Roger Stone is speaking out, even as a judge considers a gag order on the media savvy political operative who was indicted last month on seven charges including obstruction, making false statements, and witness tampering.

In an exclusive interview with TheStreet, Stone dished on a host of topics including former President Richard Nixon, the trade war between Washington and Beijing, Democratic U.S. Sen. Elizabeth Warren of Massachusetts, Federal Reserve Chairman Jerome Powell, and, of course, Stone's recent indictment by Special Counsel Robert S. Mueller.

He even questioned the raid on his home late last month.

"Why, if I am dangerous, was a CNN truck allowed to be 25 feet away from my door to film the whole [raid] other than poisoning the jury pool? Which I think was the goal, to paint me as public enemy No. 1 prior to having a fair trial." Stone told TheStreet. "I think the government seeks to defame me and humiliate me."

Stone was arrested in an early morning raid by FBI agents on Jan. 25 on the charges, which include allegedly attempting to intimidate a witness, Randy Credico.

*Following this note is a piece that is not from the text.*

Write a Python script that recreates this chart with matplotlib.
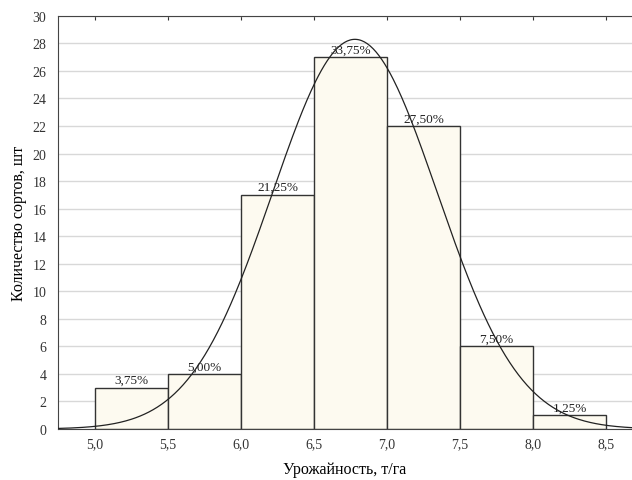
import numpy as np
import matplotlib.pyplot as plt

# yield bins (t/ha) and number of varieties per bin
bin_left = [5.0, 5.5, 6.0, 6.5, 7.0, 7.5, 8.0]
counts = [3, 4, 17, 27, 22, 6, 1]
pct_labels = ["3,75%", "5,00%", "21,25%", "33,75%", "27,50%", "7,50%", "1,25%"]
bin_width = 0.5

# fitted normal curve parameters
mu = 6.78
sigma = 0.564

xticks = [5.0, 5.5, 6.0, 6.5, 7.0, 7.5, 8.0, 8.5]
yticks = list(range(0, 31, 2))

plt.rcParams['font.family'] = ['Liberation Serif', 'DejaVu Serif']

fig = plt.figure(figsize=(6.32, 4.81), dpi=100)
ax = fig.add_axes([0.092, 0.106, 0.908, 0.859])

ax.set_xlim(4.747, 8.678)
ax.set_ylim(0, 30)

ax.set_axisbelow(True)
ax.grid(axis='y', color='#d8d8d8', linewidth=1)

ax.bar(bin_left, counts, width=bin_width, align='edge',
       color='#fdfaf0', edgecolor='#333333', linewidth=1, zorder=2)

for x0, c, lab in zip(bin_left, counts, pct_labels):
    ax.text(x0 + bin_width / 2, c + 0.12, lab, ha='center', va='bottom',
            fontsize=9.5, color='#222222', zorder=4)

n = sum(counts)
xs = np.linspace(4.747, 8.678, 400)
ys = n * bin_width / (sigma * np.sqrt(2 * np.pi)) * np.exp(-0.5 * ((xs - mu) / sigma) ** 2)
ax.plot(xs, ys, color='#222222', linewidth=0.9, zorder=3)

ax.set_xticks(xticks)
ax.set_xticklabels([f"{v:.1f}".replace('.', ',') for v in xticks])
ax.set_yticks(yticks)
ax.tick_params(axis='both', labelsize=10, colors='#333333')
ax.tick_params(axis='x', bottom=False, top=True, direction='in', length=3, pad=6)
ax.tick_params(axis='y', left=False, pad=5)

for side in ['left', 'bottom', 'top']:
    ax.spines[side].set_color('#444444')
ax.spines['right'].set_visible(False)

ax.set_xlabel("Урожайность, т/га", fontsize=11.5, labelpad=8)
ax.set_ylabel("Количество сортов, шт", fontsize=11.5, labelpad=4)

fig.savefig("out.png", dpi=100)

Credico, a radio personality, is claimed to be Stone's information source from WikiLeaks, which had leaked information harmful to Hillary Clinton's presidential campaign in the run up to the 2016 election. 

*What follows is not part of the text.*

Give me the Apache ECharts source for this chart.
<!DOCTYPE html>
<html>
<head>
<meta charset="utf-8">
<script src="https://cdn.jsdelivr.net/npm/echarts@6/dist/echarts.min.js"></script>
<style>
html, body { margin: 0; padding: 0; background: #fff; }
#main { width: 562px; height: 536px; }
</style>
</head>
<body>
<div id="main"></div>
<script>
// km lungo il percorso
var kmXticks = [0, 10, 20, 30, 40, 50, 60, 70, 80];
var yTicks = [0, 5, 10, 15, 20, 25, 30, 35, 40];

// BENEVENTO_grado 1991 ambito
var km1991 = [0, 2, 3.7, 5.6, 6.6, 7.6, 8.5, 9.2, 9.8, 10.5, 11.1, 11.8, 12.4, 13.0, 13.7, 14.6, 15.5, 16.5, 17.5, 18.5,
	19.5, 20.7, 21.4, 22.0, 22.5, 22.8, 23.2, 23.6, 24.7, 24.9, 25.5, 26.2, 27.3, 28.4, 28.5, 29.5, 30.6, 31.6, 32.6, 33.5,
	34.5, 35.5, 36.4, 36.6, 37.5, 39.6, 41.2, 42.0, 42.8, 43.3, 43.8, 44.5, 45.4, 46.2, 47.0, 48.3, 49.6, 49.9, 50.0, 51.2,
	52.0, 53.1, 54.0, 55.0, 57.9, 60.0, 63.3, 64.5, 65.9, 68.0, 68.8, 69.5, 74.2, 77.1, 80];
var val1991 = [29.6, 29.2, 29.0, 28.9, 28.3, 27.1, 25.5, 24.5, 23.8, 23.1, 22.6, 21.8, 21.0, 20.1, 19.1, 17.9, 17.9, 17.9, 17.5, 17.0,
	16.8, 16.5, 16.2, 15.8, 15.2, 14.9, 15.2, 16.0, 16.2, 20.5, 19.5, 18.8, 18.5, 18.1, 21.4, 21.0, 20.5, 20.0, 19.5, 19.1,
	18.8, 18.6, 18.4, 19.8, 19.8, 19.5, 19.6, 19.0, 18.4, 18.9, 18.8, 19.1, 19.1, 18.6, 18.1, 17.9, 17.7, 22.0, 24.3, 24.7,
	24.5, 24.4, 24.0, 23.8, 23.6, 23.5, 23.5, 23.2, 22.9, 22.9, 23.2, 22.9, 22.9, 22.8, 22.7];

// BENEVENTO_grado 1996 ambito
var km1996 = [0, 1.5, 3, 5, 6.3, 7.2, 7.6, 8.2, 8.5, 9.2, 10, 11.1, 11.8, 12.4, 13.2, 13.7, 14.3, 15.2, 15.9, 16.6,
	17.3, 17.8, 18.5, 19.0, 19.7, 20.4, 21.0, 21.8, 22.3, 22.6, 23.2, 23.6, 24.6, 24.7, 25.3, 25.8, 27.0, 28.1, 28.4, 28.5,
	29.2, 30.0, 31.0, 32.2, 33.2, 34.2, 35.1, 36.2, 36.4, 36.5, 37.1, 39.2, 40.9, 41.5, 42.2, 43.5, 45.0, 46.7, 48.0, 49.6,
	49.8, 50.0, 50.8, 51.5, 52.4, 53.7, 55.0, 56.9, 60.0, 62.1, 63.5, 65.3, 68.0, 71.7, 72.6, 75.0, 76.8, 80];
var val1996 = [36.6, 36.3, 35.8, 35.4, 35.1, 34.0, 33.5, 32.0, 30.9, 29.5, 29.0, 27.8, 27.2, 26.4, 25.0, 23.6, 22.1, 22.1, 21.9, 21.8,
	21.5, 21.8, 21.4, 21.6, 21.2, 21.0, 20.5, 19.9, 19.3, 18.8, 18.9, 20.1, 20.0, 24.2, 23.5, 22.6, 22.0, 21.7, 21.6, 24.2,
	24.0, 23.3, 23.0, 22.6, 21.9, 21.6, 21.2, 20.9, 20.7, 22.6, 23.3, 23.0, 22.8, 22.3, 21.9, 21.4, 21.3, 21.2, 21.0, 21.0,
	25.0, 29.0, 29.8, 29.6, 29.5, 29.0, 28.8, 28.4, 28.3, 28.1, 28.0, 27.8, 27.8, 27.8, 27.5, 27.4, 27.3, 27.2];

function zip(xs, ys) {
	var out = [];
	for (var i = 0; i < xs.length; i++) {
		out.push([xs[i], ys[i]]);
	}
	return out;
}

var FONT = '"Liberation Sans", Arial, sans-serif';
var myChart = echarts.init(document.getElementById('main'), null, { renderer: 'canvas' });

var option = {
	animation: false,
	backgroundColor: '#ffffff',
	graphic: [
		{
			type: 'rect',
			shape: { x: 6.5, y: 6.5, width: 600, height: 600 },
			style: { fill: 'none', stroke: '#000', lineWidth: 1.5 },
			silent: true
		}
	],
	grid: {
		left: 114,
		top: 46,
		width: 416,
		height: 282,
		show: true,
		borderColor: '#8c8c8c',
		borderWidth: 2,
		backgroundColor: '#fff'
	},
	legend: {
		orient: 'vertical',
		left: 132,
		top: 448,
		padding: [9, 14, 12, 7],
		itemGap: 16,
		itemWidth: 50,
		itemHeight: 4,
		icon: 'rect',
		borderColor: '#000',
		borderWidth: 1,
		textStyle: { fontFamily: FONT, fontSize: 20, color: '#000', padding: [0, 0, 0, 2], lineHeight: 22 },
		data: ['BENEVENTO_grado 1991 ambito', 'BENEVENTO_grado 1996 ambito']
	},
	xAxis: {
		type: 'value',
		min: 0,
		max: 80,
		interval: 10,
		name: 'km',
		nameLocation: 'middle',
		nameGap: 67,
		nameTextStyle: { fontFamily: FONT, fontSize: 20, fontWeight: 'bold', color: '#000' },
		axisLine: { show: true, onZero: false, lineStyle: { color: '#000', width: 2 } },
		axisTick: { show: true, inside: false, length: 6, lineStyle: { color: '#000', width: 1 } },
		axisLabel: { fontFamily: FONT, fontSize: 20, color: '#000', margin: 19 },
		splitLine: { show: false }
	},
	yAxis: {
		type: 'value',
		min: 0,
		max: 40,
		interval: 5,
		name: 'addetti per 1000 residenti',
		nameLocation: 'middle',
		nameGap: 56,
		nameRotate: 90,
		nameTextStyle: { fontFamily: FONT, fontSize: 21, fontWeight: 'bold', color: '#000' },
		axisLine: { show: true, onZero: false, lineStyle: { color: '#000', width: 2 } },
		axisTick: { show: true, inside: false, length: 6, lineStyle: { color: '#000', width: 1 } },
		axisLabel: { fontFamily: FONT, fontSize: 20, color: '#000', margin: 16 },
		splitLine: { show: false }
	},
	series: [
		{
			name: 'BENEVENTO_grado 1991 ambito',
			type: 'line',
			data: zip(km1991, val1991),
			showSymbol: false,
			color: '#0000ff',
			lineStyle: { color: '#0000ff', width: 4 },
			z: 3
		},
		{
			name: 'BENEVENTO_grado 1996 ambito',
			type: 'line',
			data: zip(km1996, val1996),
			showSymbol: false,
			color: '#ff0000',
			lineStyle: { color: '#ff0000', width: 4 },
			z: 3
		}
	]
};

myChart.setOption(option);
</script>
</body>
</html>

Stone is also accused of providing false statements to the House Permanent Select Committee on Intelligence during the committee's inquiry into Russian interference in the election,  according to his indictment. Stone has pleaded not guilty to the charges.

While not able to comment on specifics of the charges against him due to the ongoing case's proceedings, Stone called into question the motives behind the government's efforts and accused the special counsel's office of trying to humiliate him with their heavy handed tactics.

The "police state tactics" as Stone called them have also caught the attention of sitting senators such as South Carolina's Lindsey Graham and even President Trump.

"Although I am sure these tactics would be standard procedure for the arrest of a violent offender, I have questions regarding their necessity in this case," Graham wrote in a letter seeking an explanation for the methods. "The American public has had enough of the media circus that surrounds the Special Counsel's investigation. Yet, the manner of this arrest appears to have only added to the spectacle. Accordingly, I write to seek justification for the tactics used and the timing of the arrest of Mr. Stone."

President Donald Trump echoed the questions raised in an interview with The Daily Caller on Thursday.

"I'm speaking for a lot of people that were very disappointed to see that go down that way. To see it happen where it was on camera, on top of it. That was a very, very disappointing scene," Trump said.

Still, others pointed to the risk of Stone tampering with or destroying evidence as cause for the show of force.

"Was the FBI's show of force too heavy-handed, as has been alleged? Absolutely not," Jimmy Gagliano, a former SWAT Team Leader and former member of the FBI's elite Hostage Rescue Team wrote in a column for the Washington Examiner earlier this week. "In the FBI, we tend to defuse situations by removing the fight-or-flight inclination, via our overwhelming presence. To arrest one, we bring 10. For 10, we'll bring 100."